Finding a balance between auto and community needs FTC

July 12, 1998|By Elise Armacost

AMERICANS are trying to build better, more livable communities, but we are caught in a stubborn gridlock.

After four decades of following the recipe for suburbia, we are rediscovering the virtues of the traditional Main Street. We like the idea of communities with personality, where it's pleasant and safe to stroll down the sidewalk to this store or that restaurant, the way our parents and grandparents did.

Slaves to the auto

But this is not 1910. We are a nation of drivers, a people in a hurry. Drive-through pharmacies and multipurpose gas stations are the latest thing. "People want to pull in and pull out as fast as they can," says Raymond Heil, manager of Baltimore County's program to revive and rebuild decaying streetscapes.
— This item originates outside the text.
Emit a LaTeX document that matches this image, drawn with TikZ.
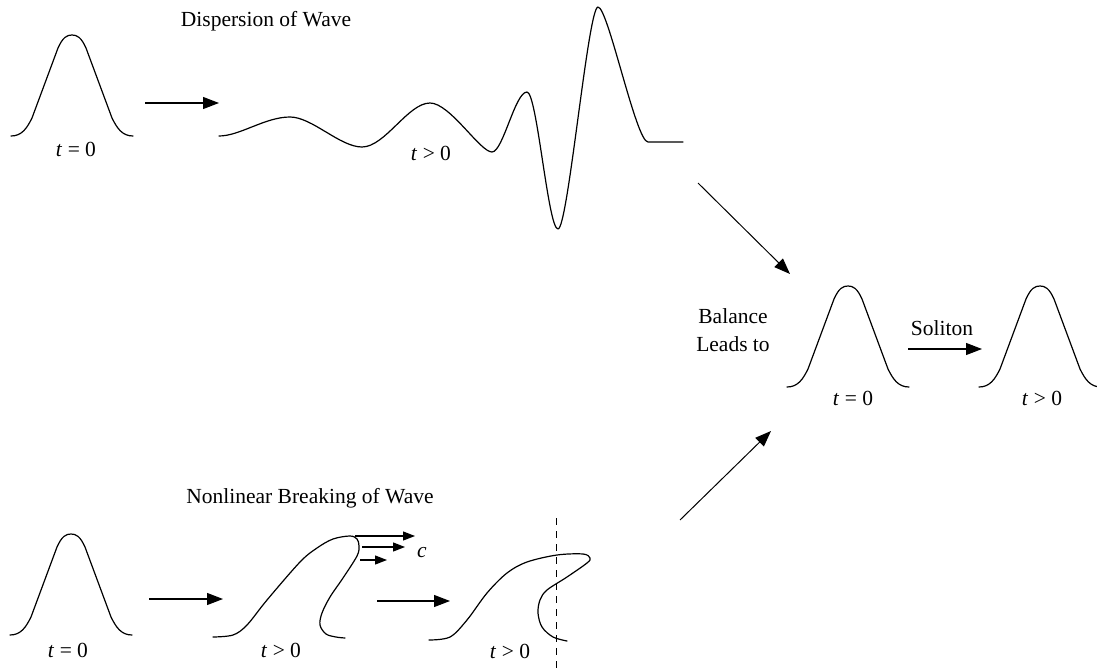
\documentclass[tikz,border=0pt]{standalone}
\usepackage{fontspec}
\setmainfont{Liberation Serif}
\usetikzlibrary{arrows.meta}
\tikzset{
  wave/.style={line width=1.2pt, line join=round, line cap=round},
  bigarrow/.style={line width=1.2pt, -{Triangle[length=16pt,width=12pt]}},
  smallarrow/.style={line width=1.2pt, -{Triangle[length=12pt,width=9pt]}},
  lbl/.style={font=\fontsize{21.5}{28}\selectfont, inner sep=0pt, anchor=base},
  bell/.pic={\draw[wave] (-61,0) .. controls (-50,0) and (-45,-8) .. (-40,-18)
      -- (-14,-88) .. controls (-9,-99) and (-5,-101) .. (0,-101)
      .. controls (5,-101) and (9,-99) .. (14,-88)
      -- (40,-18) .. controls (45,-8) and (50,0) .. (61,0);}
}
\begin{document}
\begin{tikzpicture}[x=1pt,y=-1pt]
\useasboundingbox (0,0) rectangle (1097,669);

% ---------- Dispersion row ----------
\node[lbl] (disptitle) at (266,26.5) {Dispersion of Wave};
\pic at (72,136) {bell};
\node[lbl] (l1) at (76,156) {\textit{t} = 0};
\coordinate (a1s) at (145,103);
\coordinate (a1e) at (219,103);
\draw[bigarrow] (a1s) -- (a1e);
\draw[wave] (219,136) .. controls (240,136) and (265,117) .. (290,117)
  .. controls (312,117) and (340,147) .. (362,147)
  .. controls (385,147) and (408,103) .. (430,103)
  .. controls (450,103) and (480,152) .. (492,152)
  .. controls (503,152) and (515,92) .. (527,92)
  .. controls (537,92) and (548,229) .. (558,229)
  .. controls (568,229) and (588,7) .. (598,7)
  .. controls (608,7) and (636,142) .. (648,142) -- (683,142);
\node[lbl] (l2) at (431,160) {\textit{t} > 0};

% ---------- Breaking row ----------
\node[lbl] (breaktitle) at (310,503) {Nonlinear Breaking of Wave};
\pic at (71,635) {bell};
\node[lbl] (l3) at (68,657) {\textit{t} = 0};
\coordinate (a2s) at (149,599);
\coordinate (a2e) at (223,599);
\draw[bigarrow] (a2s) -- (a2e);
\draw[wave] plot[smooth, tension=0.55] coordinates {
  (213,637) (233,635) (247,625) (267,600) (300,562) (317,548) (333,539)
  (350,536) (357,539) (359,546) (357,556) (343,578) (330,597) (322,613)
  (320,625) (326,634) (336,637) (345,638)};
\coordinate (c1s) at (355,536); \coordinate (c1e) at (415,536);
\coordinate (c2s) at (362,547); \coordinate (c2e) at (405,547);
\coordinate (c3s) at (360,560); \coordinate (c3e) at (387,560);
\draw[smallarrow] (c1s) -- (c1e);
\draw[smallarrow] (c2s) -- (c2e);
\draw[smallarrow] (c3s) -- (c3e);
\node[lbl] (cl) at (422,557) {\textit{c}};
\node[lbl] (l4) at (281,657) {\textit{t} > 0};
\coordinate (a3s) at (377,601);
\coordinate (a3e) at (450,601);
\draw[bigarrow] (a3s) -- (a3e);
\draw[wave] plot[smooth, tension=0.55] coordinates {
  (429,640) (450,637) (467,620) (487,593) (507,573) (527,562) (557,555)
  (583,554) (590,558) (587,563) (567,577) (547,590) (540,600) (538,613)
  (542,627) (553,637) (567,641)};
\coordinate (dtop) at (556,518);
\coordinate (dbot) at (556,669);
\draw[line width=0.9pt, dash pattern=on 7pt off 6pt] (dtop) -- (dbot);
\node[lbl] (l5) at (510,658) {\textit{t} > 0};

% ---------- Result ----------
\coordinate (d1s) at (698,183);
\coordinate (d1e) at (790,274);
\draw[bigarrow, line width=1pt] (d1s) -- (d1e);
\coordinate (d2s) at (680,520);
\coordinate (d2e) at (771,431);
\draw[bigarrow, line width=1pt] (d2s) -- (d2e);
\node[lbl, anchor=center, align=center] (bal) at (733,330) {Balance\\Leads to};
\pic at (848,387) {bell};
\node[lbl] (l6) at (853,405) {\textit{t} = 0};
\node[lbl] (sol) at (942,335) {Soliton};
\coordinate (a4s) at (908,349);
\coordinate (a4e) at (982,349);
\draw[bigarrow] (a4s) -- (a4e);
\pic at (1040,387) {bell};
\node[lbl] (l7) at (1042,405) {\textit{t} > 0};
\end{tikzpicture}
\end{document}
And so, we're stuck trying to reconcile appealing elements of traditional community design with an automobile-oriented society. Consider:

Taxpayers are spending $25 million in state and local money on the Baltimore County streetscape program; other local jurisdictions are investing in streetscape revitalizations, too. In downtown Reisterstown, $1.7 million has bought brick sidewalks, street lamps, a freshly paved Main Street. It looks so good, the Reisterstown-Owings Mills-Glyndon Chamber of Commerce is confident the new, walkable ambience can spawn an honest-to-goodness downtown business district.

But at the north end of Main Street the integrity of the streetscape project "goes down the tubes," as Sandra C. Smith, executive director of the chamber, puts it. A new commercial center at the intersection of Main Street and Route 140 features the worst ingredients of the suburban recipe:

A huge new Food Lion ridiculously out of context with Main Street, facing away from the street, toward the backs of houses. Of course, it has a huge asphalt parking lot. Soon that intersection -- already busy and complicated with entrances and exits into various businesses -- promises to be dangerous as well as aesthetically deficient. A gas station, car wash and drive-through convenience store will be built there, with another access onto Main Street.

Suburban nightmare

The intersection promises to be a nightmare for motorists. As for pedestrians, it's hard to imagine many walkers attempting the sidewalks.

It wasn't supposed to be this way. The original plan called for a pedestrian-friendly village-type development, with two points of automobile access for the entire commercial parcel. But the plans changed as individual businesses, presuming motorists want to get in and out as quickly as possible, each demanded more exits.

"Ultimately," sighs Mr. Heil, "we're trained to design sites to accommodate the automobile."

Another streetscape project -- in Essex, along an old section of Eastern Boulevard -- has run up against auto-related concerns, too. The county plans new tree-lined sidewalks -- and elimination of the road shoulder where patrons of nearby businesses now park illegally. At least three pedestrians have been hit there during the past five years.

Business owners are fighting the renovation. They fear customers will go elsewhere if they have to walk a block.

It's silly, of course, to think that in this day and age we can avoid some deference to the automobile, even in traditional settings. I live a comfortable walking distance from a small grocery, and there are times when, depending on weather, time constraints and my mood, I drive.

But it is one thing to address motorists' needs and quite another to let our insatiable craving for speed and convenience dictate development and transportation policy and threaten public safety. That is what has happened over the past few decades.

It is good to see local jurisdictions seeking a better balance between the automobile and other community needs. Sidewalks, bike trails, walkways across busy streets and shopping centers, narrower roads, restrictions on direct access to commercial corridors, roundabouts and other devices to slow traffic -- these make neighborhoods suitable for human beings as well as cars.

Changes abound

Such changes may inconvenience us a bit while we're behind the wheel. But before we grouse about that, we should ask whether it's worth sacrificing a lovely community and the well-being of our families and neighbors for the ability to shave a few hundred feet off a trip to the gas station.

Elise Armacost writes editorials for The Sun.